À cet égard, j'ai parfois rappelé une réflexion du cardinal Ratzinger, dont l'amour pour l'Église et pour le pape, fort et fondé sur la foi, allait au-delà de l'émotion. À un moment délicat pour l'unité de l'Église, alors mise en péril par certains, je l'ai entendu dire du fond du cœur : « Comment ne se rendent-ils pas compte que sans le pape, ils ne sont rien ! »

La relation des laïcs avec l'Œuvre pourra-t-elle changer, et cet "appel vocationnel spécifique" devra-t-il trouver son propre statut théologico-canonique dans l'Église ?

Dans l’Église, la vie précède la norme : en d’autres termes, pour reprendre les mots du pape François, la réalité est supérieure à l’idée.

Dieu a semé la graine d’un message dans le cœur de saint Josémaria.
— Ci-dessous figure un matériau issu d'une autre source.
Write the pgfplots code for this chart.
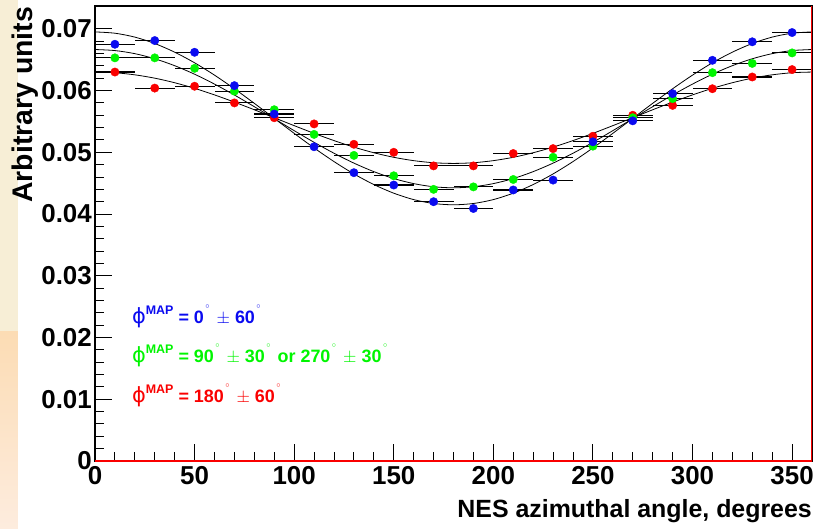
\documentclass[border=0pt]{standalone}
\usepackage{fontspec}
\setmainfont{Liberation Sans}
\newfontfamily\symf{DejaVu Sans}
\usepackage{pgfplots}
\usepackage{pgfplotstable}
\pgfplotsset{compat=1.18}

\definecolor{rblue}{RGB}{10,10,240}
\definecolor{rgreen}{RGB}{0,245,0}
\definecolor{rred}{RGB}{250,0,0}
\definecolor{stripA}{RGB}{247,238,214}
\definecolor{stripB}{RGB}{252,220,180}
\definecolor{stripC}{RGB}{253,236,222}

% measured points (bin centres, +-10 deg)
\pgfplotstableread{
x   b       g       r
10  0.0675  0.0653  0.0630
30  0.0681  0.0653  0.0604
50  0.0662  0.0636  0.0607
70  0.0608  0.0599  0.0580
90  0.0562  0.0569  0.0556
110 0.0509  0.0529  0.0546
130 0.0467  0.0495  0.0513
150 0.0447  0.0462  0.0500
170 0.0420  0.0440  0.0478
190 0.0409  0.0444  0.0478
210 0.0439  0.0456  0.0498
230 0.0455  0.0492  0.0506
250 0.0517  0.0510  0.0526
270 0.0551  0.0556  0.0560
290 0.0595  0.0587  0.0576
310 0.0649  0.0629  0.0603
330 0.0679  0.0644  0.0622
350 0.0694  0.0661  0.0634
}\pts

% fitted curves, sampled every 10 deg
\pgfplotstableread{
x   b        g        r
0   0.06950  0.06665  0.06300
10  0.06929  0.06648  0.06289
20  0.06866  0.06598  0.06255
30  0.06762  0.06515  0.06201
40  0.06622  0.06403  0.06127
50  0.06450  0.06265  0.06036
60  0.06250  0.06105  0.05930
70  0.06029  0.05928  0.05813
80  0.05793  0.05739  0.05689
90  0.05550  0.05545  0.05560
100 0.05307  0.05351  0.05432
110 0.05071  0.05162  0.05307
120 0.04850  0.04985  0.05190
130 0.04650  0.04825  0.05084
140 0.04478  0.04687  0.04993
150 0.04338  0.04575  0.04919
160 0.04234  0.04493  0.04865
170 0.04171  0.04442  0.04831
180 0.04150  0.04425  0.04820
190 0.04171  0.04442  0.04831
200 0.04234  0.04493  0.04865
210 0.04338  0.04575  0.04919
220 0.04478  0.04687  0.04993
230 0.04650  0.04825  0.05084
240 0.04850  0.04985  0.05190
250 0.05071  0.05162  0.05307
260 0.05307  0.05351  0.05432
270 0.05550  0.05545  0.05560
280 0.05793  0.05739  0.05689
290 0.06029  0.05928  0.05813
300 0.06250  0.06105  0.05930
310 0.06450  0.06265  0.06036
320 0.06622  0.06403  0.06127
330 0.06762  0.06515  0.06201
340 0.06866  0.06598  0.06255
350 0.06929  0.06648  0.06289
360 0.06950  0.06665  0.06300
}\fits

\newcommand{\phimap}{{\symf\mdseries\fontsize{21}{21}\selectfont ϕ}\raisebox{9bp}{\fontsize{12.5}{12.5}\selectfont MAP}}
\newcommand{\dg}{\hspace{1.5bp}\raisebox{15bp}{\fontsize{8}{8}\selectfont$\circ$}\hspace{2bp}}

\begin{document}
\begin{tikzpicture}
\path[use as bounding box] (-95bp,-68bp) rectangle (719bp,461bp);
\fill[stripA] (-95bp,129bp) rectangle (-77bp,461bp);
\shade[top color=stripB, bottom color=stripC] (-95bp,-68bp) rectangle (-77bp,129bp);
\begin{axis}[
    at={(0,0)}, anchor=south west,
    scale only axis, width=717bp, height=455bp,
    xmin=0, xmax=360, ymin=0, ymax=0.0737,
    axis line style={black, line width=1.2bp},
    xtick={0,50,100,150,200,250,300,350},
    xticklabels={0,50,100,150,200,250,300,350},
    ytick={0,0.01,0.02,0.03,0.04,0.05,0.06,0.07},
    yticklabels={0,0.01,0.02,0.03,0.04,0.05,0.06,0.07},
    minor x tick num=4, minor y tick num=4,
    xtick pos=bottom, ytick pos=left, tick align=inside,
    major tick length=17bp, minor tick length=9bp,
    tick style={black, line width=1bp},
    ticklabel style={font=\bfseries\fontsize{26}{26}\selectfont, inner sep=0pt},
    yticklabel style={xshift=-3bp},
    xticklabel style={yshift=-5bp},
    xlabel={NES azimuthal angle, degrees},
    xlabel style={at={(axis description cs:1,0)}, anchor=north east, yshift=-38bp,
        font=\bfseries\fontsize{25}{25}\selectfont, inner sep=0pt},
    ylabel={Arbitrary units},
    ylabel style={at={(axis description cs:-0.078,0.998)}, anchor=south east,
        font=\bfseries\fontsize{28.5}{28.5}\selectfont, inner sep=0pt},
    error bars/error bar style={black, line width=1.1bp},
]
\addplot[only marks, mark=*, mark size=4.2bp, mark options={draw=rred, fill=rred},
    error bars/.cd, x dir=both, x fixed=10, error mark=none] table[y=r] {\pts};
\addplot[only marks, mark=*, mark size=4.2bp, mark options={draw=rgreen, fill=rgreen},
    error bars/.cd, x dir=both, x fixed=10, error mark=none] table[y=g] {\pts};
\addplot[only marks, mark=*, mark size=4.2bp, mark options={draw=rblue, fill=rblue},
    error bars/.cd, x dir=both, x fixed=10, error mark=none] table[y=b] {\pts};

\addplot[black, line width=0.8bp, smooth, no marks] table[y=b] {\fits};
\addplot[black, line width=0.8bp, smooth, no marks] table[y=g] {\fits};
\addplot[black, line width=0.8bp, smooth, no marks] table[y=r] {\fits};

\draw[rred, line width=1.4bp] (rel axis cs:0,0) -- (rel axis cs:1,0) -- (rel axis cs:1,1);

\begin{scope}[every node/.style={anchor=base west, inner sep=0pt, font=\bfseries\fontsize{18}{18}\selectfont}]
\node[text=rblue] at (axis cs:18.5,0.0223) {\phimap{} = 0\dg{} $\pm$ 60\dg};
\node[text=rgreen] at (axis cs:18.5,0.0160) {\phimap{} = 90\dg{} $\pm$ 30\dg{} or 270\dg{} $\pm$ 30\dg};
\node[text=rred] at (axis cs:18.5,0.0094) {\phimap{} = 180\dg{} $\pm$ 60\dg};
\end{scope}
\end{axis}
\end{tikzpicture}
\end{document}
Quel message ? Celui de redécouvrir la valeur vocationnelle de la vie ordinaire des fidèles : Dieu a confié aux hommes et aux femmes la tâche divine de construire le monde (la famille, le quartier, le travail, le progrès, les arts, les loisirs) en tant qu’enfants de Dieu en Jésus-Christ.
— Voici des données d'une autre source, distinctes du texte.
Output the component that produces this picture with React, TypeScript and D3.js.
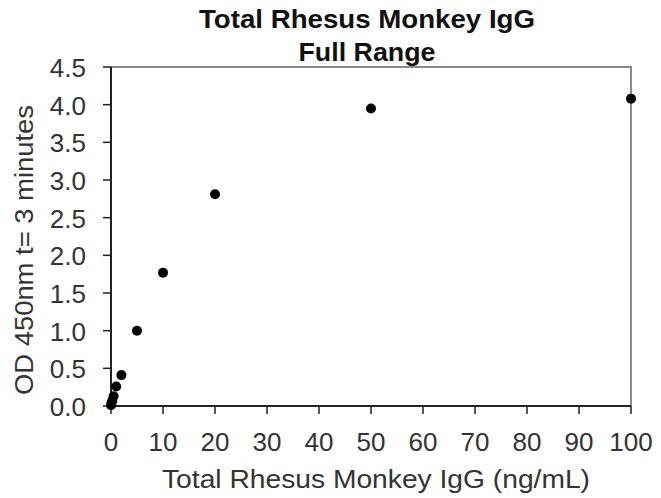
import * as d3 from 'd3'

const concentrations = [0, 0.1, 0.25, 0.5, 1, 2, 5, 10, 20, 50, 100]
const odValues = [0.01, 0.04, 0.07, 0.13, 0.26, 0.41, 1.0, 1.77, 2.81, 3.95, 4.08]
const xTicks = [0, 10, 20, 30, 40, 50, 60, 70, 80, 90, 100]
const yTicks = [0, 0.5, 1, 1.5, 2, 2.5, 3, 3.5, 4, 4.5]

const width = 661
const height = 498
const margin = { top: 67, right: 30, bottom: 92, left: 111 }
const font = 'Liberation Sans, Arial, sans-serif'

const x = d3.scaleLinear().domain([0, 100]).range([margin.left, width - margin.right])
const y = d3.scaleLinear().domain([0, 4.5]).range([height - margin.bottom, margin.top])

export default function App() {
  const x0 = x.range()[0]
  const x1 = x.range()[1]
  const y0 = y.range()[0]
  const y1 = y.range()[1]

  return (
    <svg
      width={width}
      height={height}
      style={{ position: 'absolute', left: 0, top: 0, background: '#fff' }}
      fontFamily={font}
    >
      <text x={367} y={28} textAnchor="middle" fontSize={25} fontWeight="bold" fill="#111"
        textLength={336} lengthAdjust="spacingAndGlyphs">
        Total Rhesus Monkey IgG
      </text>
      <text x={367} y={61} textAnchor="middle" fontSize={25} fontWeight="bold" fill="#111"
        textLength={137} lengthAdjust="spacingAndGlyphs">
        Full Range
      </text>

      {/* frame */}
      <path d={`M${x0},${y1}H${x1}V${y0}`} fill="none" stroke="#8a8a8a" strokeWidth={2} />
      <line x1={x0} x2={x0} y1={y1} y2={y0} stroke="#222" strokeWidth={2} />
      <line x1={x0} x2={x1} y1={y0} y2={y0} stroke="#222" strokeWidth={2} />

      {yTicks.map((t) => (
        <g key={t}>
          <line x1={x0 - 8} x2={x0} y1={y(t)} y2={y(t)} stroke="#222" strokeWidth={1.5} />
          <text x={86} y={y(t) + 10} textAnchor="end" fontSize={26} fill="#333">
            {t.toFixed(1)}
          </text>
        </g>
      ))}

      {xTicks.map((t) => (
        <g key={t}>
          <line x1={x(t)} x2={x(t)} y1={y0} y2={y0 + 8} stroke="#222" strokeWidth={1.5} />
          <text x={x(t)} y={451} textAnchor="middle" fontSize={26} fill="#333">
            {t}
          </text>
        </g>
      ))}

      <text x={376} y={488} textAnchor="middle" fontSize={26} fill="#333"
        textLength={428} lengthAdjust="spacingAndGlyphs">
        Total Rhesus Monkey IgG (ng/mL)
      </text>
      <text
        transform={`translate(33,250) rotate(-90)`}
        textAnchor="middle"
        fontSize={26}
        fill="#333"
        textLength={290}
        lengthAdjust="spacingAndGlyphs"
      >
        OD 450nm t= 3 minutes
      </text>

      {concentrations.map((c, i) => (
        <circle key={c} cx={x(c)} cy={y(odValues[i])} r={5} fill="#000" />
      ))}
    </svg>
  )
}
Dans le cadre de l’inspiration fondatrice, ce message devait être proclamé et vécu dans un esprit concret, avec l’aide d’une institution, l’Opus Dei. Et cette institution a été dès le début, et dans son développement au fil du temps, une famille au sein du Peuple de Dieu, composée de femmes et d’hommes, de laïcs et de prêtres, avec une unité de vocation, de formation et d’esprit, dans une action complémentaire et non concurrente de celle des diocèses et des paroisses, ses membres laïcs restant pleinement des fidèles de leurs diocèses et de leurs paroisses. Cette réalité est donc antérieure au cadre canonique et constitue la raison d’être de l’Opus Dei.
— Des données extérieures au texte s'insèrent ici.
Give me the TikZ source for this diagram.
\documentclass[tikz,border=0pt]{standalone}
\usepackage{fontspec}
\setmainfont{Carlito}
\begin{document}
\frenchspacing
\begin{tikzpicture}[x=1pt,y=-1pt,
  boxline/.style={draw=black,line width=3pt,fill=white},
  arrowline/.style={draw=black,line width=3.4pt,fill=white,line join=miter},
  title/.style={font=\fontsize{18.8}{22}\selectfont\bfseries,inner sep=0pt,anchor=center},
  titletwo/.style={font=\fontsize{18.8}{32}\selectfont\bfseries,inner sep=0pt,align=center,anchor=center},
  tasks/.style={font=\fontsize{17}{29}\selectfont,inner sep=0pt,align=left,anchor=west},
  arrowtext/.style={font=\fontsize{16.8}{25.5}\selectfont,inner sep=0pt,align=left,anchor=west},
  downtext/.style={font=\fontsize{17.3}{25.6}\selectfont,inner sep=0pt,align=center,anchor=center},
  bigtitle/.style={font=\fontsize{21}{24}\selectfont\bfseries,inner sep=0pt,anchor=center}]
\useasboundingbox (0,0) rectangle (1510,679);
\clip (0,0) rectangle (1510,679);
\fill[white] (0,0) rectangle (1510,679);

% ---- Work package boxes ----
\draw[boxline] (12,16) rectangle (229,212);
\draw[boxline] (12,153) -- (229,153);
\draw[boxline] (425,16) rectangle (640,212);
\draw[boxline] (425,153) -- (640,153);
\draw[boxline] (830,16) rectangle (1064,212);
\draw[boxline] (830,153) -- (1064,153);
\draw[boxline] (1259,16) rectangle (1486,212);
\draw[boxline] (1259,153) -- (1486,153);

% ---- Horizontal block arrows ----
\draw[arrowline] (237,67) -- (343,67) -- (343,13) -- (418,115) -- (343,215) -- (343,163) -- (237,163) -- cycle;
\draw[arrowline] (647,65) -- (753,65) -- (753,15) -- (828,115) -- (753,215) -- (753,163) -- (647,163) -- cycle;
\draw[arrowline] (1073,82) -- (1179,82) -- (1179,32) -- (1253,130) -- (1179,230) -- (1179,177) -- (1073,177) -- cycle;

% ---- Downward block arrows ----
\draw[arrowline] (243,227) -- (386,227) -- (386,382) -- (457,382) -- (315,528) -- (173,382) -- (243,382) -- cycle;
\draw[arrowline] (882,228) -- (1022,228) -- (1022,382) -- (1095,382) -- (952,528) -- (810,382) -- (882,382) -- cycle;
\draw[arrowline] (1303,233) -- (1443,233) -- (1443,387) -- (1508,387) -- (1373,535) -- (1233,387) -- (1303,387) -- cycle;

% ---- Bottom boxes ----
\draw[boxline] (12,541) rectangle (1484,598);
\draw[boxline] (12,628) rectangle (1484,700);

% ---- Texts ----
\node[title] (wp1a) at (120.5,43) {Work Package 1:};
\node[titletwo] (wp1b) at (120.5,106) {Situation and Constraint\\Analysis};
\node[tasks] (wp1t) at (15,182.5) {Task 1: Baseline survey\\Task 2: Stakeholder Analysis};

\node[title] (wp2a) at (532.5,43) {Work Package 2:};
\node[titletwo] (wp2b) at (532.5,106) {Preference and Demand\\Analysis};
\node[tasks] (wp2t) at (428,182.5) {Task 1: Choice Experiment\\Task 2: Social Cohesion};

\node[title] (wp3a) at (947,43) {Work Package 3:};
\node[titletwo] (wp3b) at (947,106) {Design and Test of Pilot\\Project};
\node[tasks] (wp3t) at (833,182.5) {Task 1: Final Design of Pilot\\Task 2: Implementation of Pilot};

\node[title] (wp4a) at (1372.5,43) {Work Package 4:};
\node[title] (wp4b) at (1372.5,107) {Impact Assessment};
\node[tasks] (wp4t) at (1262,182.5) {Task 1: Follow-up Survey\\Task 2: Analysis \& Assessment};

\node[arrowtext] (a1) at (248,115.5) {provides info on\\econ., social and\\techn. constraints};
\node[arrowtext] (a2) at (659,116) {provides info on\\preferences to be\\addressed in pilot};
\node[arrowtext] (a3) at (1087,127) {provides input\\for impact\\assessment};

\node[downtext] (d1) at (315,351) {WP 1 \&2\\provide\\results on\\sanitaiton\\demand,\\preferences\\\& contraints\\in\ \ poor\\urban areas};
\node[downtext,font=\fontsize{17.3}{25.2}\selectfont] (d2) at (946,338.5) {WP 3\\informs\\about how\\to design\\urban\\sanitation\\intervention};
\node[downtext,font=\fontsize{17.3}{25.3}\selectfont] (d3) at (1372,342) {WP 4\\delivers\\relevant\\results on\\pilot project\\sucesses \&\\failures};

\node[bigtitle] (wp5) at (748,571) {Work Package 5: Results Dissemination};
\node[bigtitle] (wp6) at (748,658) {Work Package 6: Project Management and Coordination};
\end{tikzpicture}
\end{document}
Ce moment peut-il aider à récupérer le charisme original proposé par saint Josémaria Escrivá ?

Il ne s'agit pas de le récupérer, car rien n’a été perdu ou déformé, mais d'approfondir et de poursuivre l'effort pour le vivre fidèlement. En ce sens, nous espérons répondre à l'appel du Saint-Père : prendre soin du charisme de l'Opus Dei pour savoir l’incarner dans l'avenir tel que saint Josémaria nous l'a transmis. C'est-à-dire que nous nous engagions davantage à « diffuser l'appel à la sainteté dans le monde, à travers la sanctification du travail et des engagements familiaux et sociaux » (Motu proprio Ad charisma tuendum).

Ma dernière question concerne le Synode des évêques. Quelle contribution attendez-vous des membres de l'Œuvre dans ce processus ?

La première contribution est la prière pour le Synode, et par prière j'entends aussi l'accomplissement des devoirs quotidiens, réalisés aussi parfaitement que possible dans le cadre des limites personnelles. à part ceci, de nombreux membres de l'Opus Dei ont participé aux différentes étapes du processus synodal, en particulier aux niveaux diocésains et nationaux. En outre, il s'agit d'être en phase avec le désir profond du pape pour le Synode, c'est-à-dire de montrer que la responsabilité de faire avancer l'Église n'est pas l'apanage des évêques, des prêtres ou des religieux, mais de tous et de chacun des baptisés, « marchant ensemble ». La mission d'évangélisation et la recherche de la sainteté personnelle sont la responsabilité de tous, chacun avec ses possibilités personnelles et limitées.